Yes and thats the number one reason for a rangefinder. I bought the first Bushnell ever put out to A) Verify yardages at golf courses and driving ranges for the management. and B) To verify and pick out sighting targets for archery and airgun. Beats hell out of the old tape measures funnily enough, it was just too inconvenient to lug around either hunting or on a field course.

I want the smallest stuff I can get to lug around whether it be binos RF's or quivers.

Good luck bino shopping, there is so much out there for great optics it really is hard to differentiate between a lot of em. But it's fun to shop:wink:


----------



## field14 (May 21, 2002)

Hutnicks said:


> Yes and thats the number one reason for a rangefinder. I bought the first Bushnell ever put out to A) Verify yardages at golf courses and driving ranges for the management. and B) To verify and pick out sighting targets for archery and airgun. Beats hell out of the old tape measures funnily enough, it was just too inconvenient to lug around either hunting or on a field course.
> 
> I want the smallest stuff I can get to lug around whether it be binos RF's or quivers.
> 
> Good luck bino shopping, there is so much out there for great optics it really is hard to differentiate between a lot of em. But it's fun to shop:wink:



That and the accuracy and consistency of a laser rangefinder DEGRADES in foul weather, and over time when the BATTERIES start to get weak.

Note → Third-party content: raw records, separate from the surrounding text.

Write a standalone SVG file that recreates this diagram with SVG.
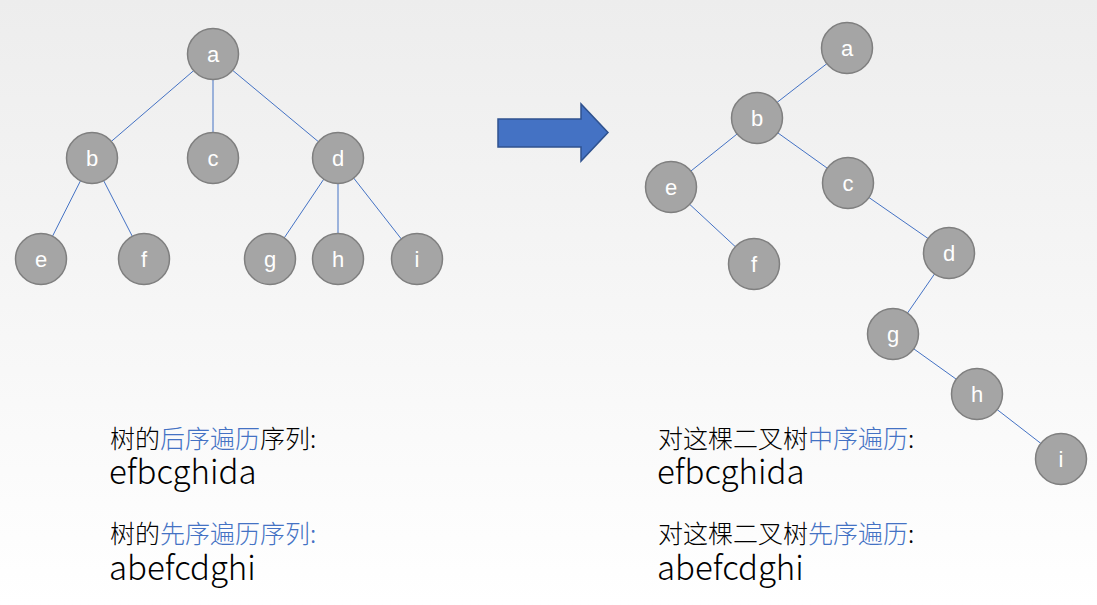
<svg xmlns="http://www.w3.org/2000/svg" width="1097" height="605" viewBox="0 0 1097 605">
<defs>
<linearGradient id="bg" x1="0" y1="0" x2="0" y2="1">
<stop offset="0" stop-color="#ededed"/>
<stop offset="1" stop-color="#ffffff"/>
</linearGradient>
</defs>
<style>
.n circle{fill:#a5a5a5;stroke:#7f7f7f;stroke-width:1.5}
.n text{fill:#ffffff;font-family:"Liberation Sans","Noto Sans",sans-serif;font-size:22px;text-anchor:middle}
.e line{stroke:#4472c4;stroke-width:1}
.t{font-family:"Noto Sans CJK SC","Noto Sans",sans-serif;font-size:25px;fill:#000;font-weight:300}
.s{font-family:"Noto Sans CJK SC","Noto Sans",sans-serif;font-size:33px;fill:#000;font-weight:300}
.b{fill:#4472c4}
</style>
<rect width="1097" height="605" fill="url(#bg)"/>
<g id="connectors" class="e">
<line x1="213" y1="54" x2="92" y2="158"/>
<line x1="213" y1="54" x2="213" y2="158"/>
<line x1="213" y1="54" x2="338" y2="158"/>
<line x1="92" y1="158" x2="41" y2="259"/>
<line x1="92" y1="158" x2="144" y2="259"/>
<line x1="338" y1="158" x2="270" y2="259"/>
<line x1="338" y1="158" x2="338" y2="259"/>
<line x1="338" y1="158" x2="417" y2="259"/>
<line x1="847" y1="48" x2="757" y2="118"/>
<line x1="757" y1="118" x2="671" y2="187"/>
<line x1="757" y1="118" x2="848" y2="183"/>
<line x1="671" y1="187" x2="754" y2="264"/>
<line x1="848" y1="183" x2="949" y2="253"/>
<line x1="949" y1="253" x2="893" y2="334"/>
<line x1="893" y1="334" x2="977" y2="394"/>
<line x1="977" y1="394" x2="1061" y2="459"/>
</g>
<g id="L-a" class="n"><circle cx="213" cy="54" r="25.5"/><text x="213" y="62">a</text></g>
<g id="L-b" class="n"><circle cx="92" cy="158" r="25.5"/><text x="92" y="166">b</text></g>
<g id="L-c" class="n"><circle cx="213" cy="158" r="25.5"/><text x="213" y="166">c</text></g>
<g id="L-d" class="n"><circle cx="338" cy="158" r="25.5"/><text x="338" y="166">d</text></g>
<g id="L-e" class="n"><circle cx="41" cy="259" r="25.5"/><text x="41" y="267">e</text></g>
<g id="L-f" class="n"><circle cx="144" cy="259" r="25.5"/><text x="144" y="267">f</text></g>
<g id="L-g" class="n"><circle cx="270" cy="259" r="25.5"/><text x="270" y="267">g</text></g>
<g id="L-h" class="n"><circle cx="338" cy="259" r="25.5"/><text x="338" y="267">h</text></g>
<g id="L-i" class="n"><circle cx="417" cy="259" r="25.5"/><text x="417" y="267">i</text></g>
<g id="arrow"><path d="M498,119 L581,119 L581,104 L608,132.5 L581,161 L581,147 L498,147 Z" fill="#4472c4" stroke="#2f528f" stroke-width="1.5"/></g>
<g id="R-a" class="n"><circle cx="847" cy="48" r="25.5"/><text x="847" y="56">a</text></g>
<g id="R-b" class="n"><circle cx="757" cy="118" r="25.5"/><text x="757" y="126">b</text></g>
<g id="R-e" class="n"><circle cx="671" cy="187" r="25.5"/><text x="671" y="195">e</text></g>
<g id="R-c" class="n"><circle cx="848" cy="183" r="25.5"/><text x="848" y="191">c</text></g>
<g id="R-f" class="n"><circle cx="754" cy="264" r="25.5"/><text x="754" y="272">f</text></g>
<g id="R-d" class="n"><circle cx="949" cy="253" r="25.5"/><text x="949" y="261">d</text></g>
<g id="R-g" class="n"><circle cx="893" cy="334" r="25.5"/><text x="893" y="342">g</text></g>
<g id="R-h" class="n"><circle cx="977" cy="394" r="25.5"/><text x="977" y="402">h</text></g>
<g id="R-i" class="n"><circle cx="1061" cy="459" r="25.5"/><text x="1061" y="467">i</text></g>
<g id="texts">
<text class="t" x="110" y="448">树的<tspan class="b">后序遍历</tspan>序列:</text>
<text class="s" x="109" y="484">efbcghida</text>
<text class="t" x="110" y="543">树的<tspan class="b">先序遍历序列:</tspan></text>
<text class="s" x="109" y="580">abefcdghi</text>
<text class="t" x="658" y="448">对这棵二叉树<tspan class="b">中序遍历</tspan>:</text>
<text class="s" x="657" y="484">efbcghida</text>
<text class="t" x="658" y="543">对这棵二叉树<tspan class="b">先序遍历</tspan>:</text>
<text class="s" x="657" y="580">abefcdghi</text>
</g>
</svg>
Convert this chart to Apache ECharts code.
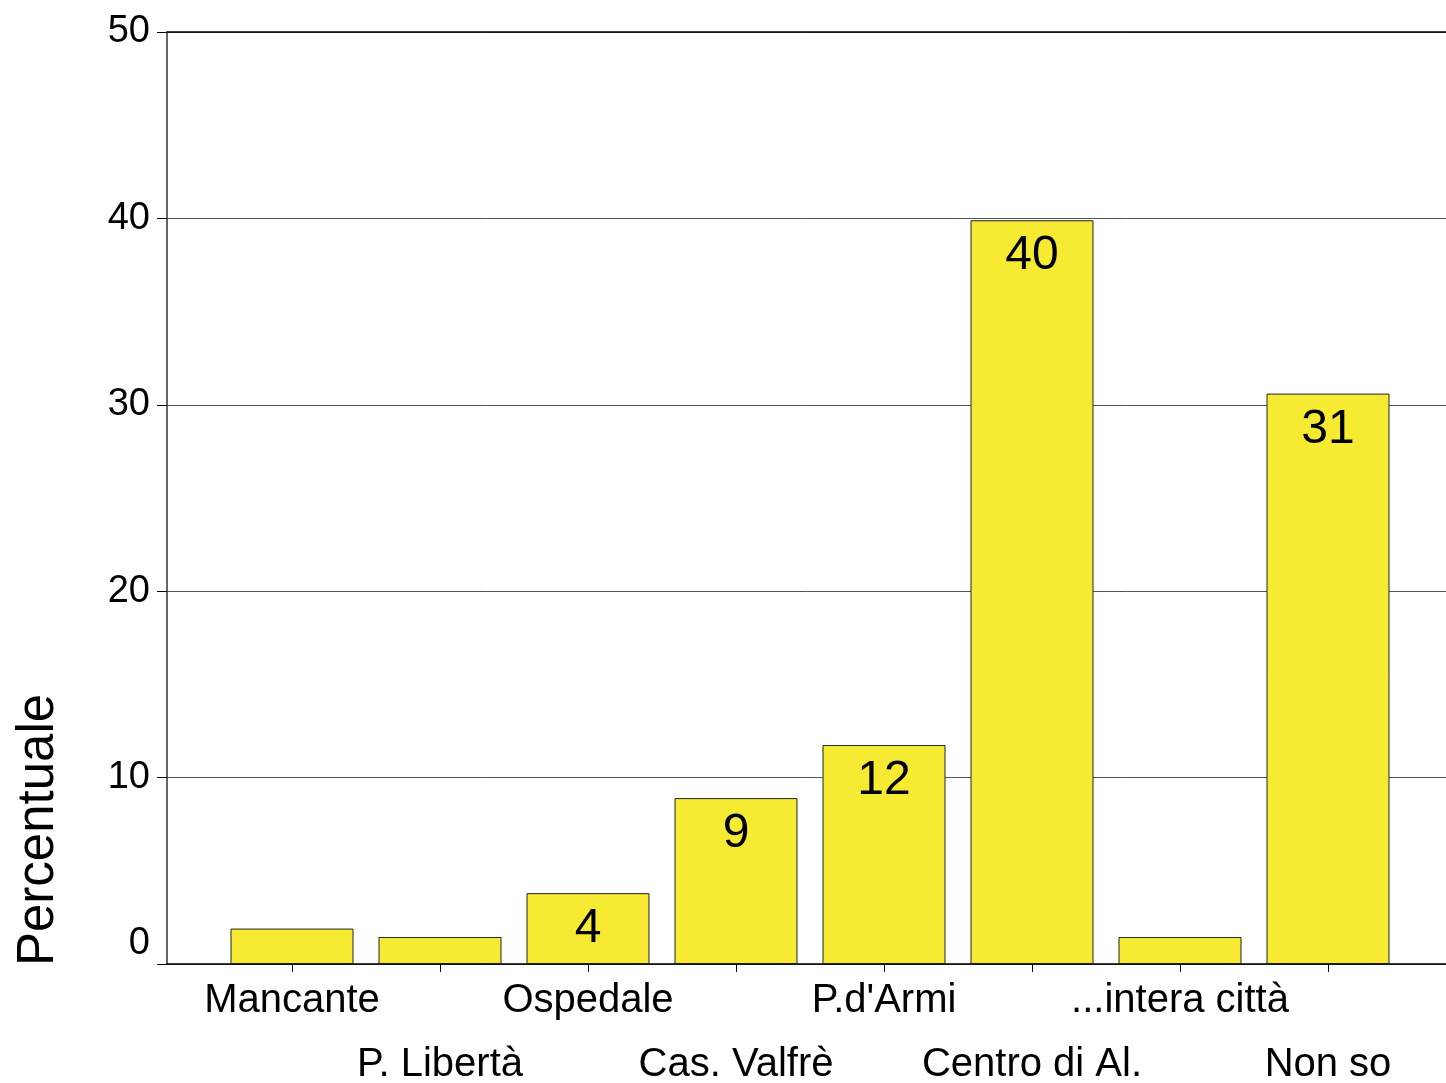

READ THE RATNG on the rangefinder....plus or minus 1 yard (for the cheapos) and plus or minus 1/2 yard for the good ones///BIG DEAL! Also, MOST PEOPLE...take ONE ranging and call it good...not smart....WHEN I use one for practicing 'guessing" for 3-D, I always take THREE readings...and if there is a ringer...it gets tossed.

So...hope you carry an extra set of batteries too, for everything, including your palm pilot, clinometer, and rangefinder.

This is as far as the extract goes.